If you’re still tired in February, you’re not behind.
You’re exactly where the season places you.
Spring Has Always Been the Real Beginning
Across cultures and centuries, renewal has never been tied to January 1.
It has always followed the return of light.
Here’s what that actually looks like on the calendar:
- March 19–20, 2026 – Spring Equinox (Ostara)
Day and night are equal. Light officially begins to outpace darkness.
For thousands of years, this marked the natural start of the year – balance, rebirth, forward motion.
This is when many people feel clarity and motivation return without force. - March 20–21, 2026 – Nowruz (Persian New Year)
Celebrated by over 300 million people worldwide.
A 3,000+ year-old tradition that begins exactly at the equinox, symbolizing fresh starts, cleansing the home, planting seeds, and beginning again.
Renewal is timed with nature, not the calendar. - Late March through April – Planting Season Begins (Ontario and most of North America)
Soil softens. Seeds can be planted. The land becomes workable again.
Historically, this is when communities planned, built, and started new projects – because energy and daylight finally supported action. - Early March in the ancient Roman calendar (original New Year)
Before January and February were added, the year began around March 1, named for Mars, the god of action and movement.
Even early Western societies linked the “start” of the year with spring momentum, not winter rest. - Local Indigenous seasonal teachings (timing varies by region, often March–April)
Many Nations recognize the new cycle when sap flows, animals return, and the land wakes.
The year turns when life visibly returns – not when a date changes.
What this means for you
For most of human history, no one expected themselves to reinvent their life in the middle of winter.
Beginnings happened when:
- the days were longer
- the ground softened
- energy returned naturally
- the body felt ready
Which is exactly how you’re wired, too.
So if you don’t feel “new year energy” in January or February?
You’re not late.
You’re simply still in winter.
Your real beginning is coming – with the light.
One that does not rush life awake before it is ready.
Supporting Yourself Through the Darker Months
Winter care isn’t about doing more.
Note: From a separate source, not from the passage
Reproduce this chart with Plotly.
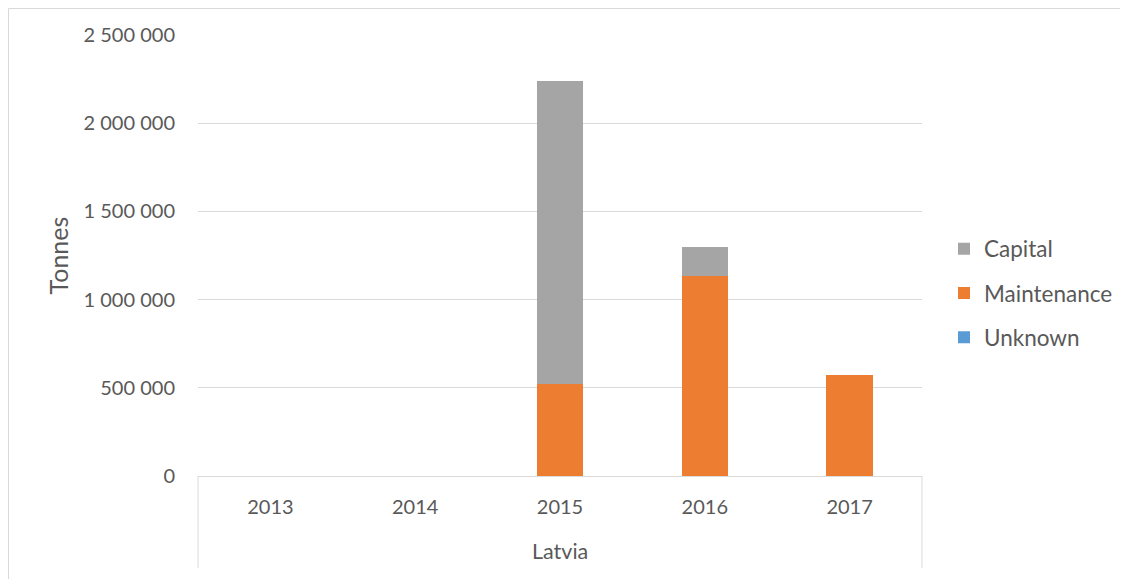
import plotly.graph_objects as go

years = ["2013", "2014", "2015", "2016", "2017"]
group_label = "Latvia"
unknown = [0, 0, 0, 0, 0]
maintenance = [0, 0, 521000, 1135000, 572000]
capital = [0, 0, 1720000, 162000, 0]

FONT = "Lato, 'Open Sans', sans-serif"
TXT = "#595959"
GRID = "#d9d9d9"

OFF = 8  # page body margin
W, H = 1128 - OFF, 579 - OFF
# plot area in page pixels
L, R, T, B = 198, 922, 35, 476
pw, ph = R - L, B - T

def px(x):
    return (x - L) / pw

def py(y):
    return (B - y) / ph

fig = go.Figure()
fig.add_trace(go.Bar(x=years, y=unknown, name="Unknown", marker_color="#5B9BD5",
                     legendgroup="u", legendrank=3, marker_line_width=0))
fig.add_trace(go.Bar(x=years, y=maintenance, name="Maintenance", marker_color="#ED7D31",
                     legendgroup="m", legendrank=2, marker_line_width=0))
fig.add_trace(go.Bar(x=years, y=capital, name="Capital", marker_color="#A5A5A5",
                     legendgroup="c", legendrank=1, marker_line_width=0))

fig.update_layout(
    width=W, height=H,
    margin=dict(l=L - OFF, r=W - (R - OFF), t=T - OFF, b=H - (B - OFF), pad=0,
                autoexpand=False),
    barmode="stack", bargap=0.68,
    paper_bgcolor="white", plot_bgcolor="white",
    font=dict(family=FONT, size=20, color=TXT),
    separators=", ",
    showlegend=True,
    legend=dict(x=px(944), xanchor="left", y=py(293), yanchor="middle",
                traceorder="grouped", tracegroupgap=12,
                font=dict(family=FONT, size=22.5, color=TXT),
                bgcolor="rgba(0,0,0,0)"),
    xaxis=dict(type="category", showgrid=False, showline=True, linecolor=GRID,
               linewidth=1, ticks="", ticklabelstandoff=13,
               tickfont=dict(family=FONT, size=20, color=TXT)),
    yaxis=dict(range=[0, 2500000], dtick=500000, tickformat=",d",
               showgrid=True, gridcolor=GRID, gridwidth=1,
               zeroline=True, zerolinecolor=GRID, zerolinewidth=1,
               showline=False, ticks="", ticklabelstandoff=22,
               tickfont=dict(family=FONT, size=20, color=TXT)),
    annotations=[
        dict(text="Tonnes", x=px(57), y=0.5, xref="paper", yref="paper",
             xanchor="center", yanchor="middle", textangle=-90, showarrow=False,
             font=dict(family=FONT, size=25, color=TXT)),
        dict(text=group_label, x=0.5, y=py(551), xref="paper", yref="paper",
             xanchor="center", yanchor="middle", showarrow=False,
             font=dict(family=FONT, size=21.5, color=TXT)),
    ],
    shapes=[
        dict(type="line", xref="paper", yref="paper", x0=0, x1=0, y0=0, y1=py(568),
             line=dict(color=GRID, width=1)),
        dict(type="line", xref="paper", yref="paper", x0=1, x1=1, y0=0, y1=py(568),
             line=dict(color=GRID, width=1)),
        dict(type="rect", xref="paper", yref="paper", x0=px(OFF + 0.5), x1=px(1300),
             y0=py(700), y1=py(OFF + 0.5), line=dict(color=GRID, width=1),
             fillcolor="rgba(0,0,0,0)"),
    ],
)

fig.write_html("out.html")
It’s about supporting what your body is already navigating.
Because sunlight is limited, many people benefit from gentle nutritional support during this season. Not as fixes, but as replenishment.
Commonly supportive nutrients during low-light months include:
- Vitamin D, often associated with mood, energy, and immune support
- B-complex vitamins, which support energy and nervous system function
- Magnesium, often used to support relaxation and sleep quality
- Omega-3 fatty acids, which support brain health and emotional balance
These are gentle supports, not mandates. People should always choose what feels right for their body and consult a healthcare professional when unsure.
How to Move Through Winter Without Fighting It
Instead of asking, What should I be doing right now?
Try asking, What is this season asking of me?
Winter often asks for:
- Fewer commitments
- Simpler routines
- More sleep
- Lower expectations
- Quiet reflection instead of big decisions
This is not falling behind.
This is preparation.
The Countdown to Spring
February is not a failure of January.
It is a bridge.
Each slower morning is part of the buildup.
Each moment of rest is part of the readiness.
When spring arrives, momentum won’t need to be forced.
It will rise naturally because you allowed yourself to recover first.
For now, let winter be winter.
Let things be unfinished.
Let clarity wait.
Let rest count.
The year hasn’t truly begun yet.
And when it does, you’ll meet it steadier than any rushed resolution could ever create.
Gentle Prompts for This Season
Choose one. One is enough.
- What am I still recovering from that I haven’t acknowledged yet?
- Where am I expecting spring-level energy in a winter season?
- What would it look like to treat rest as preparation, not avoidance?
- What am I ready to release before I begin again?
You are not behind.
You are resting before growth.
And as the light slowly returns, let this be your reminder:
The season you are in matters. Growth comes when the ground is ready.